偶然通りかかり 今年も見事に壁を上った蔦とバラのコラボレーションに 思わずUターンさせた車を降り 夢中で写真を撮っていると・・・
「もう何日かすると 一番の見ごろになるよ」と 通りかかった方が優しく声をかけてくださいました。
「毎年 ここのバラと蔦の風景を楽しみにしているんですよ!綺麗にお手入れされていますよね!」という私に
「今年は蔦がずいぶん上まで伸びたんだよ」と・・・「ひょっとして こちらのご主人でいらっしゃいますか?」と伺うと 照れくさそうにうなずかれました。

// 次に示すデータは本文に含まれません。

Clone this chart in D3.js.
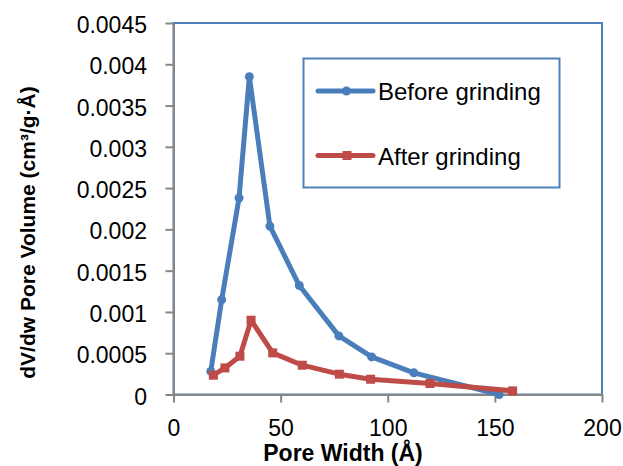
<!DOCTYPE html>
<html>
<head>
<meta charset="utf-8">
<script src="https://cdn.jsdelivr.net/npm/d3@7"></script>
<style>
  body { margin: 0; background: #fff; }
  svg { display: block; font-family: "Liberation Sans", Arial, sans-serif; }
</style>
</head>
<body>
<svg id="chart" width="623" height="466"></svg>
<script>
// values
const widthBefore = [17.4, 22.5, 30.6, 35.4, 45.0, 58.7, 77.2, 92.5, 112.2, 152];
const volumeBefore = [0.00028, 0.00115, 0.00238, 0.00385, 0.00204, 0.00132, 0.00071, 0.000455, 0.000262, 0.0];
const widthAfter = [18.6, 24.0, 31.0, 36.2, 46.3, 60.1, 77.4, 92.0, 119.7, 158.3];
const volumeAfter = [0.000234, 0.000322, 0.000464, 0.0009, 0.000504, 0.000355, 0.000246, 0.000185, 0.000133, 0.000044];

const xTicks = [0, 50, 100, 150, 200];
const yTicks = [0, 0.0005, 0.001, 0.0015, 0.002, 0.0025, 0.003, 0.0035, 0.004, 0.0045];
const yTickLabels = ["0", "0.0005", "0.001", "0.0015", "0.002", "0.0025", "0.003", "0.0035", "0.004", "0.0045"];

const seriesNames = ["Before grinding", "After grinding"];
const seriesColors = ["#4A7EBB", "#BE4B48"];

const margin = {top: 23, right: 21, bottom: 71.5, left: 173.5};
const width = 623, height = 466;

const svg = d3.select("#chart");

const x = d3.scaleLinear().domain([0, 200]).range([margin.left, width - margin.right]);
const y = d3.scaleLinear().domain([0, 0.0045]).range([height - margin.bottom, margin.top]);

// plot area border
svg.append("rect")
    .attr("x", x(0))
    .attr("y", y(0.0045))
    .attr("width", x(200) - x(0))
    .attr("height", y(0) - y(0.0045))
    .attr("fill", "none")
    .attr("stroke", "#4F81BD")
    .attr("stroke-width", 2);

const xAxis = svg.append("g")
    .attr("transform", `translate(0, ${y(0)})`)
    .call(d3.axisBottom(x).tickValues(xTicks).tickSize(8).tickSizeOuter(0).tickFormat(d3.format("d")));

const yAxis = svg.append("g")
    .attr("transform", `translate(${x(0)}, 0)`)
    .call(d3.axisLeft(y).tickValues(yTicks).tickSize(8).tickSizeOuter(0)
        .tickFormat((d, i) => yTickLabels[i]));

[xAxis, yAxis].forEach(g => {
    g.select(".domain").attr("stroke", "#868686").attr("stroke-width", 2);
    g.selectAll(".tick line").attr("stroke", "#868686").attr("stroke-width", 2);
    g.selectAll(".tick text")
        .attr("fill", "#000")
        .style("font-size", "23px")
        .style("font-family", "'Liberation Sans', Arial, sans-serif");
});

xAxis.selectAll(".tick text").attr("y", 41.5).attr("dy", null);
yAxis.selectAll(".tick text").attr("x", -26.5).attr("dy", "9.5px");

// axis titles
svg.append("text")
    .attr("x", 343)
    .attr("y", 460.5)
    .attr("text-anchor", "middle")
    .style("font-size", "23px")
    .style("font-weight", "bold")
    .text("Pore Width (Å)");

svg.append("text")
    .attr("transform", "translate(34.5, 232.5) rotate(-90)")
    .attr("text-anchor", "middle")
    .style("font-size", "21px")
    .style("font-weight", "bold")
    .text("dV/dw Pore Volume (cm³/g·Å)");

const line = d3.line().x(d => x(d[0])).y(d => y(d[1]));

const before = d3.zip(widthBefore, volumeBefore);
const after = d3.zip(widthAfter, volumeAfter);

// before grinding
svg.append("path")
    .datum(before)
    .attr("d", line)
    .attr("fill", "none")
    .attr("stroke", seriesColors[0])
    .attr("stroke-width", 5)
    .attr("stroke-linejoin", "round");

svg.append("g").selectAll("circle")
    .data(before)
    .join("circle")
    .attr("cx", d => x(d[0]))
    .attr("cy", d => y(d[1]))
    .attr("r", 4.5)
    .attr("fill", seriesColors[0]);

// after grinding
svg.append("path")
    .datum(after)
    .attr("d", line)
    .attr("fill", "none")
    .attr("stroke", seriesColors[1])
    .attr("stroke-width", 5)
    .attr("stroke-linejoin", "round");

svg.append("g").selectAll("rect")
    .data(after)
    .join("rect")
    .attr("x", d => x(d[0]) - 4.5)
    .attr("y", d => y(d[1]) - 4.5)
    .attr("width", 9)
    .attr("height", 9)
    .attr("fill", seriesColors[1]);

// legend
const legend = svg.append("g");
legend.append("rect")
    .attr("x", 303.5)
    .attr("y", 58.5)
    .attr("width", 256)
    .attr("height", 129)
    .attr("fill", "#fff")
    .attr("stroke", "#4F81BD")
    .attr("stroke-width", 2);

const legendY = [91, 155.5];
seriesNames.forEach((name, i) => {
    const g = legend.append("g").attr("transform", `translate(0, ${legendY[i]})`);
    g.append("line")
        .attr("x1", 318).attr("x2", 373)
        .attr("stroke", seriesColors[i])
        .attr("stroke-width", 5)
        .attr("stroke-linecap", "round");
    if (i === 0) {
        g.append("circle").attr("cx", 346.5).attr("r", 4.5).attr("fill", seriesColors[i]);
    } else {
        g.append("rect").attr("x", 342.5).attr("y", -4.5).attr("width", 9).attr("height", 9).attr("fill", seriesColors[i]);
    }
    g.append("text")
        .attr("x", 378)
        .attr("y", 9)
        .style("font-size", "24px")
        .text(name);
});
</script>
</body>
</html>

その方は この洋館が 紙屋さんであったこと,創業明治26年の老舗で3代目でいらっしゃったこと。15年ほど前に 会社をやめられたことを 無知な私に丁寧に教えて下さり 「中・・見るかい?」 と 赤レンガの洋館のなかへ招き入れてくださいました。
創業は札幌で
{札幌南一条西二丁目} 創業は札幌。現在の大通り 丸井が立っている場所だったそうです。
「当時のススキノは本当に薄だらけ。狸小路はタヌキとキツネしかいなかったそうだよ」
そして 大正時代に 現在の札幌通りに移転 完成までに ご親族の不幸が重なり 1年以上の月日がかかったそうです。
「慶応スタイルで写ってるのが私。おぼっっちゃんでしょう?」と 冗談交じりに貴重なお写真をたくさん見せてくださいました
ものすごい数の花輪の写真。「お祭りですか?」とたずねると 「2代目だった父の葬儀さ。一応 町の名士みたいなものだったからなぁ」
昭和32年に他界された2代目の葬儀には これ以上に納まりきれないだけの花輪の数だったと。。。写真ながら 圧巻の光景です。
「親父は名士だけど 俺はダメさ~」と 冗談を言いながら 貴重なものを次々に見せてくださいます。
階段脇の梁に吊るされた大算盤は「厘・毛」の単位もあります。ここは 丸ごと歴史資料館のようです。
「最後に とっておきをみせてあげるよ」
大切にしまわれている 半纏 前掛け 初荷の紅白旗
感動で胸がいっぱいになりながら 手に取らせて頂きました。
「うちの女房が丹精込めてるバラを 楽しんでくれてありがとう」 「また見においで」
通りすがりの見ず知らずの私に 大切なものを見せてくださり 貴重なお話を聞かせていただきました。
3代目 ありがとうございます。